New Type of Probe Excels at Digitizing
Fully digital probes are especially effective at accurate digitizing routines (like reverse engineering cylinder head ports) using a long stylus.
According to Centroid, its fully digital probe with a long 140-mm stylus delivers ten times the accuracy of a traditional kinematic probe during digitizing operations such as those commonly performed on cylinder head intake and exhaust ports.

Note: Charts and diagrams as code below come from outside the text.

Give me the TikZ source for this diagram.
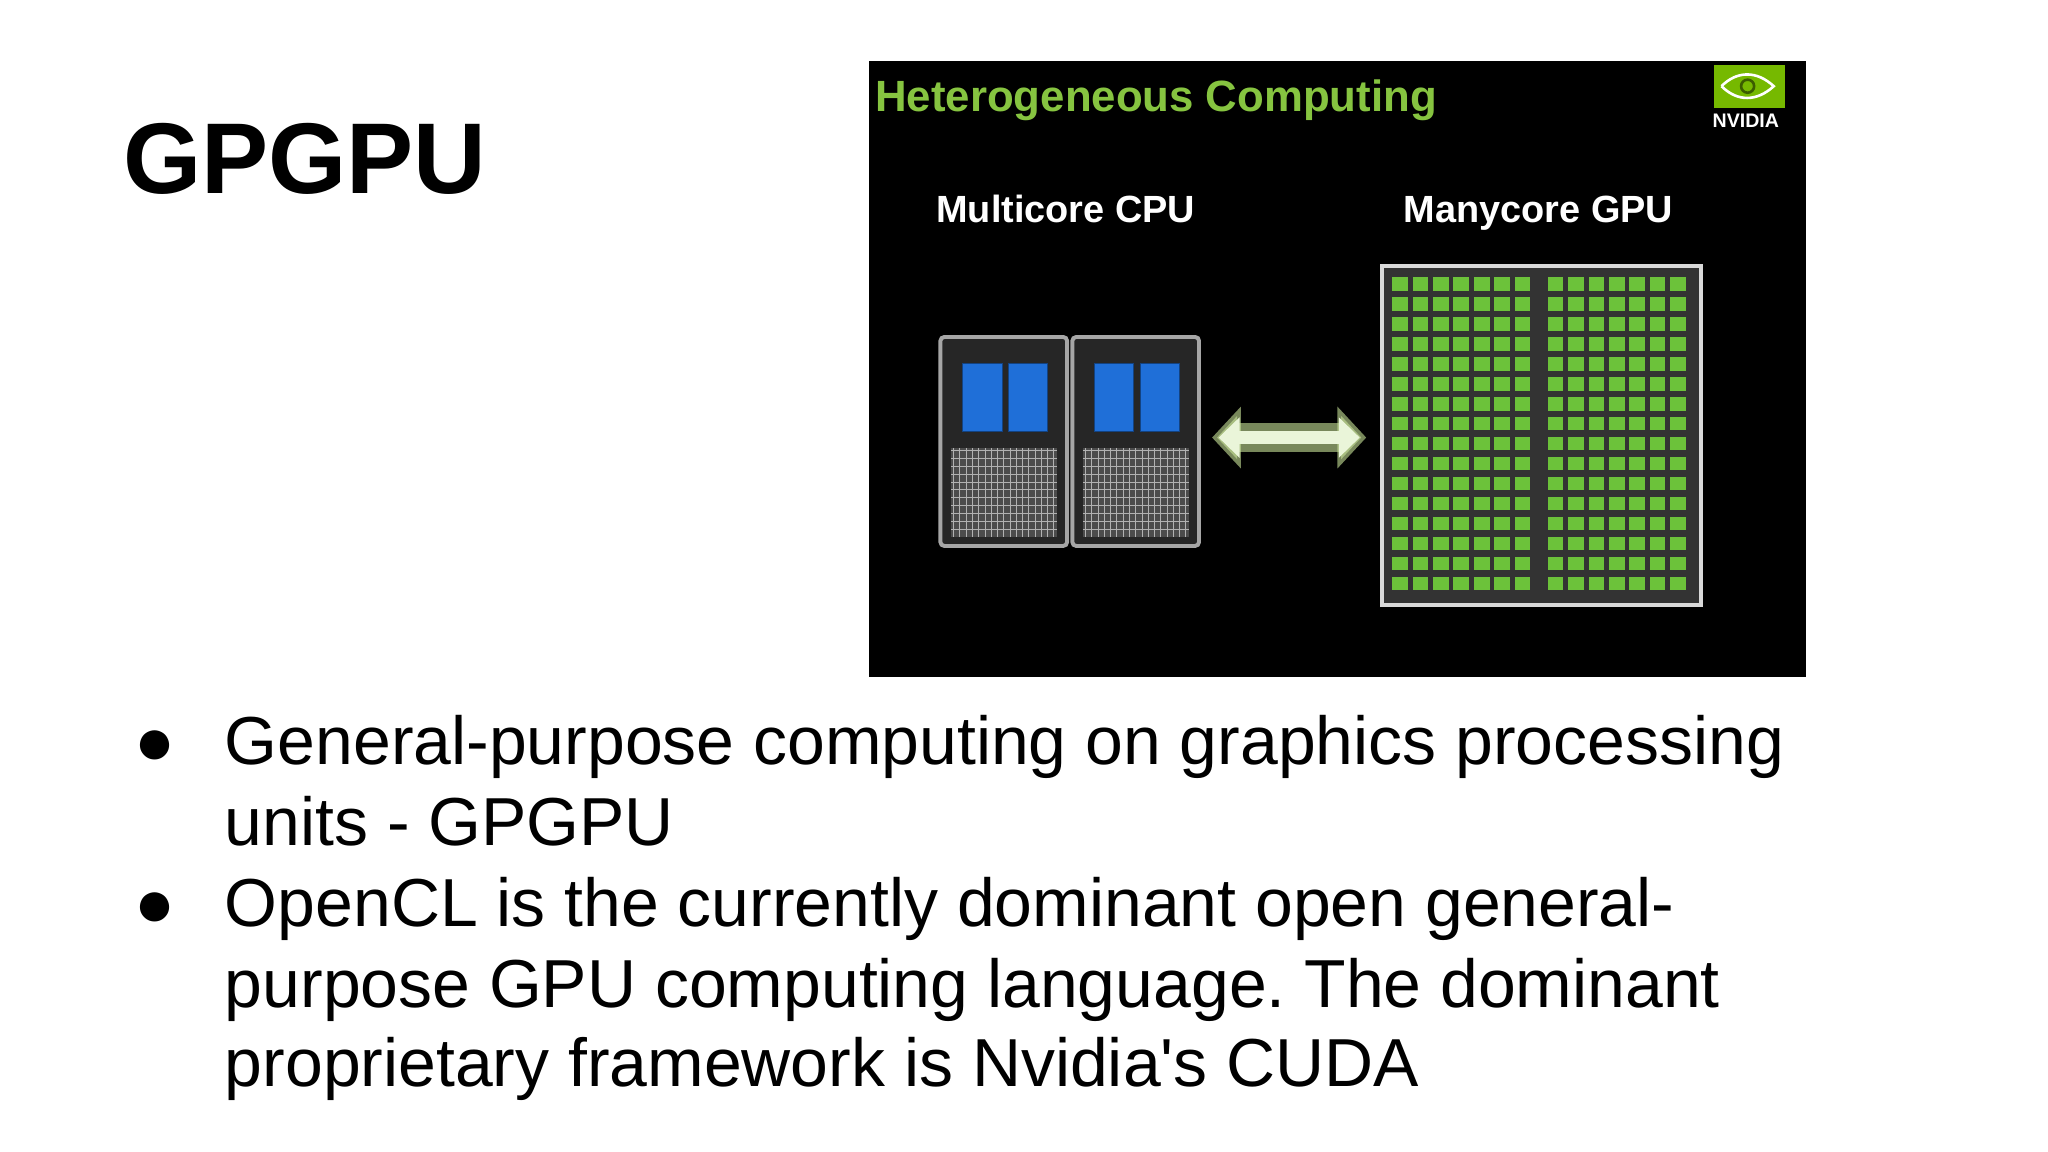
\documentclass[tikz,border=0pt]{standalone}
\usepackage{fontspec}
\setmainfont{Liberation Sans}[Ligatures=TeXOff]
\usetikzlibrary{arrows.meta}
\definecolor{nvgreen}{HTML}{76B900}
\definecolor{hgreen}{HTML}{86C440}
\definecolor{cellgreen}{HTML}{6CC23A}
\definecolor{cpublue}{HTML}{1F6FD8}
\tikzset{
  txt/.style={inner sep=0pt,anchor=base west},
  cpubox/.style={draw=gray!70,line width=3pt,fill=black!85,rounded corners=3pt},
  blue/.style={fill=cpublue,draw=cpublue!60!black},
  cell/.style={fill=cellgreen}
}
\frenchspacing
\begin{document}
\begin{tikzpicture}[x=1pt,y=-1pt]
\useasboundingbox (0,0) rectangle (1568,882);
\fill[white] (0,0) rectangle (1568,882);
\node[txt,font=\bfseries\fontsize{77}{77}\selectfont] (title) at (94,148) {GPGPU};
% slide image
\fill[black] (665,47) rectangle (1383,518);
\node[txt,text=hgreen,font=\bfseries\fontsize{33.5}{33.5}\selectfont] (het) at (670,85) {Heterogeneous Computing};
\fill[nvgreen] (1312,50) rectangle (1367,83);
\draw[white,line width=2pt] (1318,66) .. controls (1330,54) and (1345,54) .. (1358,66) .. controls (1345,78) and (1330,78) .. (1318,66);
\draw[nvgreen!50!black,line width=2pt] (1338,66) circle (5);
\node[txt,text=white,font=\bfseries\fontsize{15}{15}\selectfont] (nv) at (1311,98) {NVIDIA};
\node[txt,text=white,font=\bfseries\fontsize{29}{29}\selectfont,anchor=base] (cpul) at (816,170) {Multicore CPU};
\node[txt,text=white,font=\bfseries\fontsize{29}{29}\selectfont,anchor=base] (gpul) at (1178,170) {Manycore GPU};
% CPU
\foreach \x in {720,821}{
  \draw[cpubox] (\x,258) rectangle (\x+97,418);
  \fill[black!70] (\x+8,343) rectangle (\x+89,411);
  \foreach \i in {0,...,10} \draw[gray!60,line width=0.5pt] (\x+8,345+\i*6) -- (\x+89,345+\i*6);
  \foreach \i in {0,...,16} \draw[gray!60,line width=0.5pt] (\x+10+\i*4.8,343) -- (\x+10+\i*4.8,411);
  \draw[blue] (\x+17,278) rectangle (\x+47,330);
  \draw[blue] (\x+52,278) rectangle (\x+82,330);
}
% arrow
\node (ca) at (928,335) {}; \node (ga) at (1046,335) {};
\draw[nvgreen!40,line width=22pt,{Triangle[length=22pt,width=46pt]}-{Triangle[length=22pt,width=46pt]},opacity=0.6] (ca.center) -- (ga.center);
\draw[white!85!nvgreen,line width=10pt,{Triangle[length=16pt,width=30pt]}-{Triangle[length=16pt,width=30pt]}] (933,335) -- (1041,335);
% GPU
\draw[gray!30,line width=3pt,fill=black!80] (1058,204) rectangle (1302,463);
\foreach \g in {1066,1185}{
  \foreach \c in {0,...,6}{
    \foreach \r in {0,...,15}{
      \fill[cell] (\g+\c*15.6,212+\r*15.3) rectangle ++(12,10.5);
    }
  }
}
% bullets
\begin{scope}[font=\fontsize{52}{52}\selectfont]
\node[txt] (b1) at (103,585) {●};
\node[txt] (b2) at (103,709) {●};
\node[txt] (l1) at (172,585) {General-purpose computing on graphics processing};
\node[txt] (l2) at (172,647) {units - GPGPU};
\node[txt] (l3) at (172,709) {OpenCL is the currently dominant open general-};
\node[txt] (l4) at (172,771) {purpose GPU computing language. The dominant};
\node[txt] (l5) at (172,832) {proprietary framework is Nvidia's CUDA};
\end{scope}
\end{tikzpicture}
\end{document}
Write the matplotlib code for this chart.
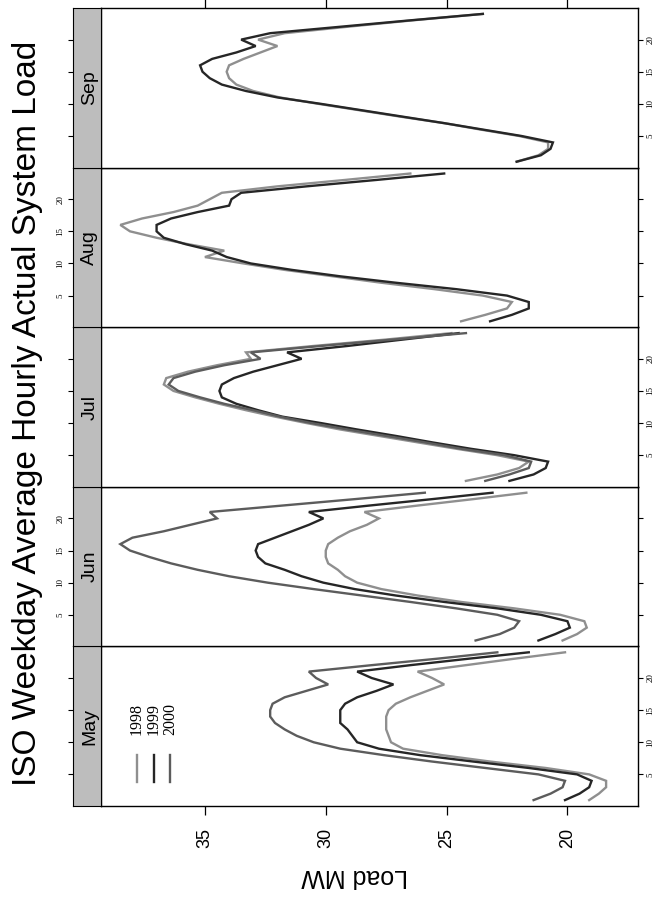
import matplotlib
matplotlib.use('Agg')
import matplotlib.pyplot as plt

plt.rcParams['font.family'] = ['Liberation Sans', 'DejaVu Sans']

title = 'ISO Weekday Average Hourly Actual System Load'
ylabel = 'Load MW'
months = ['May', 'Jun', 'Jul', 'Aug', 'Sep']
years = ['1998', '1999', '2000']
hours = list(range(1, 25))
load_ticks = [20, 25, 30, 35]
hour_ticks = [5, 10, 15, 20]

may_1998 = [19.1, 18.7, 18.4, 18.4, 19.1, 20.9, 23.2, 25.2, 26.8, 27.3, 27.4, 27.5, 27.5, 27.5, 27.4, 27.1, 26.5, 25.8, 25.1, 25.6, 26.2, 24.2, 22.2, 20.1]
may_1999 = [20.1, 19.5, 19.1, 19.0, 19.6, 21.6, 23.9, 26.1, 27.8, 28.7, 28.9, 29.1, 29.4, 29.4, 29.4, 29.2, 28.7, 27.9, 27.2, 28.1, 28.7, 26.5, 24.1, 21.6]
may_2000 = [21.4, 20.7, 20.2, 20.1, 21.2, 23.4, 25.6, 27.6, 29.4, 30.5, 31.2, 31.7, 32.1, 32.3, 32.3, 32.2, 31.7, 30.8, 29.9, 30.4, 30.7, 28.1, 25.4, 22.9]

jun_1998 = [20.2, 19.6, 19.2, 19.3, 20.3, 22.2, 24.4, 26.2, 27.7, 28.7, 29.2, 29.5, 29.9, 30.0, 30.0, 29.9, 29.5, 29.0, 28.3, 27.8, 28.4, 26.2, 23.9, 21.7]
jun_1999 = [21.2, 20.5, 19.9, 20.0, 21.1, 22.9, 25.1, 27.1, 28.8, 30.1, 31.0, 31.7, 32.5, 32.8, 32.9, 32.8, 32.1, 31.4, 30.7, 30.1, 30.7, 28.2, 25.6, 23.1]
jun_2000 = [23.8, 22.8, 22.2, 22.0, 22.9, 24.6, 26.5, 28.5, 30.5, 32.4, 34.0, 35.3, 36.4, 37.3, 38.1, 38.5, 38.0, 36.7, 35.6, 34.5, 34.8, 31.8, 28.8, 25.9]

jul_1998 = [24.2, 22.9, 22.0, 21.6, 22.9, 24.6, 26.2, 27.8, 29.4, 30.8, 32.1, 33.3, 34.4, 35.4, 36.3, 36.7, 36.6, 35.7, 34.5, 33.1, 33.3, 30.5, 27.5, 24.8]
jul_1999 = [22.4, 21.4, 20.9, 20.8, 22.2, 24.0, 25.6, 27.1, 28.7, 30.2, 31.8, 32.8, 33.7, 34.3, 34.4, 34.3, 33.8, 33.0, 32.0, 31.0, 31.6, 29.1, 26.8, 24.5]
jul_2000 = [23.4, 22.4, 21.6, 21.5, 22.6, 24.4, 25.9, 27.5, 29.1, 30.6, 31.9, 33.0, 34.2, 35.2, 36.1, 36.5, 36.3, 35.4, 34.2, 32.7, 33.1, 30.2, 27.2, 24.2]

aug_1998 = [24.4, 23.4, 22.5, 22.3, 23.5, 25.5, 27.7, 29.7, 31.7, 33.4, 35.0, 34.2, 35.7, 37.0, 38.1, 38.5, 37.6, 36.3, 35.3, 34.8, 34.3, 32.0, 29.2, 26.5]
aug_1999 = [23.2, 22.3, 21.6, 21.6, 22.5, 24.6, 27.1, 29.4, 31.4, 33.1, 34.1, 34.7, 35.8, 36.7, 37.0, 37.0, 36.4, 35.3, 34.0, 33.9, 33.5, 30.8, 27.9, 25.1]

sep_1998 = [22.1, 21.2, 20.8, 20.8, 22.0, 23.6, 25.1, 26.9, 28.6, 30.3, 31.9, 33.0, 33.7, 34.0, 34.1, 34.0, 33.4, 32.7, 32.0, 32.8, 31.7, 29.1, 26.4, 23.5]
sep_1999 = [22.1, 21.1, 20.7, 20.6, 21.9, 23.5, 25.1, 26.8, 28.5, 30.2, 32.0, 33.3, 34.3, 34.8, 35.1, 35.2, 34.7, 33.7, 32.9, 33.5, 32.3, 29.4, 26.5, 23.5]

series = {
    'May': {'1998': may_1998, '1999': may_1999, '2000': may_2000},
    'Jun': {'1998': jun_1998, '1999': jun_1999, '2000': jun_2000},
    'Jul': {'1998': jul_1998, '1999': jul_1999, '2000': jul_2000},
    'Aug': {'1998': aug_1998, '1999': aug_1999},
    'Sep': {'1998': sep_1998, '1999': sep_1999},
}
colors = {'1998': '#8f8f8f', '1999': '#262626', '2000': '#5c5c5c'}

W_PX, H_PX = 655, 899
fig = plt.figure(figsize=(W_PX / 100, H_PX / 100), dpi=100)

left = 101 / W_PX
width = 537 / W_PX
sleft = 73 / W_PX
swidth = 28 / W_PX
bottom0 = 1 - 806 / H_PX
ph = (806 - 8) / H_PX / len(months)

for i, m in enumerate(months):
    b = bottom0 + i * ph
    ax = fig.add_axes([left, b, width, ph])
    sax = fig.add_axes([sleft, b, swidth, ph])

    for y, vals in series[m].items():
        ax.plot(vals, hours, color=colors[y], lw=1.7, solid_joinstyle='miter')

    ax.set_xlim(39.30, 17.08)
    ax.set_ylim(0.08, 24.92)
    for s in ax.spines.values():
        s.set_linewidth(1.0)
        s.set_color('black')

    # hour ticks on right
    ax.set_yticks(hour_ticks)
    ax.yaxis.set_ticks_position('right')
    ax.tick_params(axis='y', direction='out', length=3.5, width=0.8,
                   labelright=(i % 2 == 0), labelleft=False,
                   labelsize=6.5, labelrotation=90, pad=2.5)
    for lab in ax.get_yticklabels():
        lab.set_family(['Liberation Serif', 'DejaVu Serif'])
        lab.set_va('center')
        lab.set_ha('left')

    # load ticks
    ax.set_xticks(load_ticks)
    if i == 0:
        ax.tick_params(axis='x', bottom=True, top=False, labelbottom=True,
                       direction='out', length=6.5, width=0.9, pad=9,
                       labelsize=13, labelrotation=90)
        for lab in ax.get_xticklabels():
            lab.set_ha('center')
            lab.set_va('top')
    elif i == len(months) - 1:
        ax.tick_params(axis='x', bottom=False, top=True, labelbottom=False,
                       direction='out', length=6.5, width=0.9)
    else:
        ax.tick_params(axis='x', bottom=False, top=False, labelbottom=False)

    # strip
    sax.set_facecolor('#bdbdbd')
    sax.set_xlim(0, 1)
    sax.set_ylim(0.08, 24.92)
    sax.set_xticks([])
    sax.set_yticks(hour_ticks)
    sax.tick_params(axis='y', direction='out', length=3.5, width=0.8,
                    labelleft=(i % 2 == 1), labelsize=6.5, labelrotation=90, pad=2.5)
    for lab in sax.get_yticklabels():
        lab.set_family(['Liberation Serif', 'DejaVu Serif'])
        lab.set_va('center')
        lab.set_ha('right')
    for s in sax.spines.values():
        s.set_linewidth(0.8)
        s.set_color('black')
    sax.text(0.6, 0.5, m, transform=sax.transAxes, rotation=90,
             ha='center', va='center', fontsize=14, color='black')

    # legend in first panel
    if i == 0:
        for k, y in enumerate(years):
            xf = 0.067 + k * 0.031
            ax.plot([xf, xf], [0.150, 0.320], transform=ax.transAxes,
                    color=colors[y], lw=1.7)
            ax.text(xf, 0.548, y, transform=ax.transAxes, rotation=90,
                    ha='center', va='center', fontsize=11.5,
                    family=['Liberation Serif', 'DejaVu Serif'])

fig.text(28 / W_PX, 1 - 413 / H_PX, title, rotation=90, fontsize=24,
         ha='center', va='center')
fig.text(355 / W_PX, 1 - 876 / H_PX, ylabel, rotation=180, fontsize=18,
         ha='center', va='center')

fig.savefig('out.png', dpi=100)
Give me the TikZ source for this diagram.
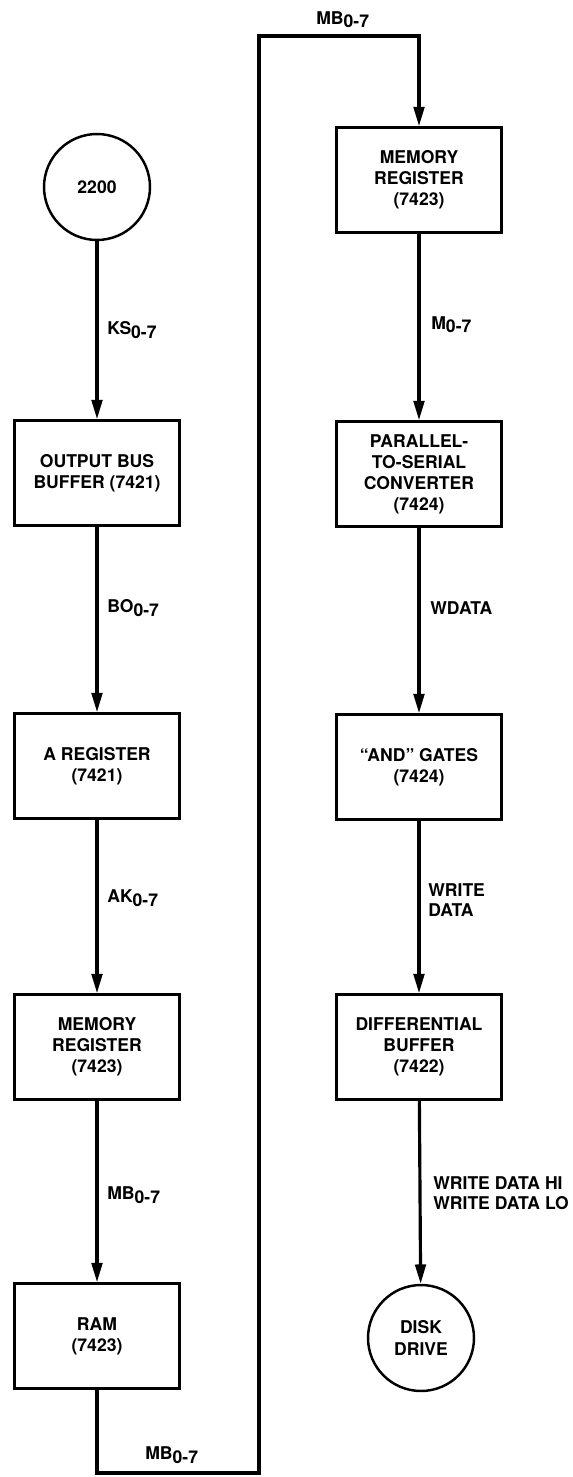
\documentclass[tikz,border=0pt]{standalone}
\usepackage{fontspec}
\setmainfont{TeX Gyre Heros}
\usetikzlibrary{arrows.meta}

\newcommand{\lowsub}[1]{\raisebox{-1.9pt}{#1}}

\tikzset{
	blk/.style={draw, line width=1.4pt, minimum width=3.3cm, minimum height=2.1cm,
		align=center, font=\bfseries\fontsize{10}{12}\selectfont},
	term/.style={draw, circle, line width=1.4pt, minimum size=2.12cm, inner sep=0pt,
		align=center, font=\bfseries\fontsize{10}{12}\selectfont},
	sig/.style={anchor=west, align=left, inner sep=0pt,
		font=\bfseries\fontsize{10}{11.5}\selectfont},
	flow/.style={line width=1.8pt, -{Triangle[length=11pt,width=6pt]}}
}

\begin{document}
\begin{tikzpicture}[x=0.02cm,y=-0.02cm]
		\useasboundingbox (0,0) rectangle (573,1477);
		% left column
		\node[term] (cpu) at (97,187) {2200};
		\node[blk] (obuf) at (97,473) {OUTPUT BUS\\BUFFER (7421)};
		\node[blk] (areg) at (97,766) {A REGISTER\\(7421)};
		\node[blk] (mregA) at (97,1047) {MEMORY\\REGISTER\\(7423)};
		\node[blk] (ram) at (97,1336) {RAM\\(7423)};
		% right column
		\node[blk] (mregB) at (419,180) {MEMORY\\REGISTER\\(7423)};
		\node[blk] (pts) at (419,474) {PARALLEL-\\TO-SERIAL\\CONVERTER\\(7424)};
		\node[blk] (andg) at (419,767) {“AND” GATES\\(7424)};
		\node[blk] (dbuf) at (419,1047) {DIFFERENTIAL\\BUFFER\\(7422)};
		\node[term] (disk) at (421,1338) {DISK\\DRIVE};
		% return path
		\coordinate (loopB) at (259,1473);
		\coordinate (loopT) at (259,36);

		\draw[flow] (cpu) -- (obuf);
		\draw[flow] (obuf) -- (areg);
		\draw[flow] (areg) -- (mregA);
		\draw[flow] (mregA) -- (ram);
		\draw[flow] (ram.south) |- (loopB) -- (loopT) -| (mregB.north);
		\draw[flow] (mregB) -- (pts);
		\draw[flow] (pts) -- (andg);
		\draw[flow] (andg) -- (dbuf);
		\draw[flow] (dbuf) -- (disk);

		\node[sig] (ks) at (107,330) {KS\lowsub{0-7}};
		\node[sig] (bo) at (107,608) {BO\lowsub{0-7}};
		\node[sig] (ak) at (107,898) {AK\lowsub{0-7}};
		\node[sig] (mbA) at (107,1195) {MB\lowsub{0-7}};
		\node[sig] (mbB) at (145,1455) {MB\lowsub{0-7}};
		\node[sig] (mbC) at (316,20) {MB\lowsub{0-7}};
		\node[sig] (mm) at (431,325) {M\lowsub{0-7}};
		\node[sig] (wd) at (430,608) {WDATA};
		\node[sig] (wrd) at (428,900) {WRITE\\DATA};
		\node[sig] (wdhl) at (433,1193) {WRITE DATA HI\\WRITE DATA LO};
	\end{tikzpicture}
\end{document}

According to Centroid, an issue with traditional kinematic probes (and to a lesser extent with more costly strain-gage probes) is measurement error due to pre-travel variation, or “lobing.” Centroid is a manufacturer of five-axis machines for cylinder head porting, four-axis machines for engine block work and CNCs for retrofit applications. During 3D digitizing routines, for example, lobing occurs because the force required to trigger a kinematic probe differs depending on the geometry of the part and the direction that the probe approaches a part. In addition, lobing error becomes greater as stylus length increases, reducing measurement accuracy and introducing distortion to the data when probing deep into part features such as engine block cylinders and cylinder head intake and exhaust ports.
As a result, Centroid has developed what it calls a third class of touch-trigger probes—fully digital probes. With a 140-mm stylus, these probes are said to deliver ten times the accuracy than the kinematic probe.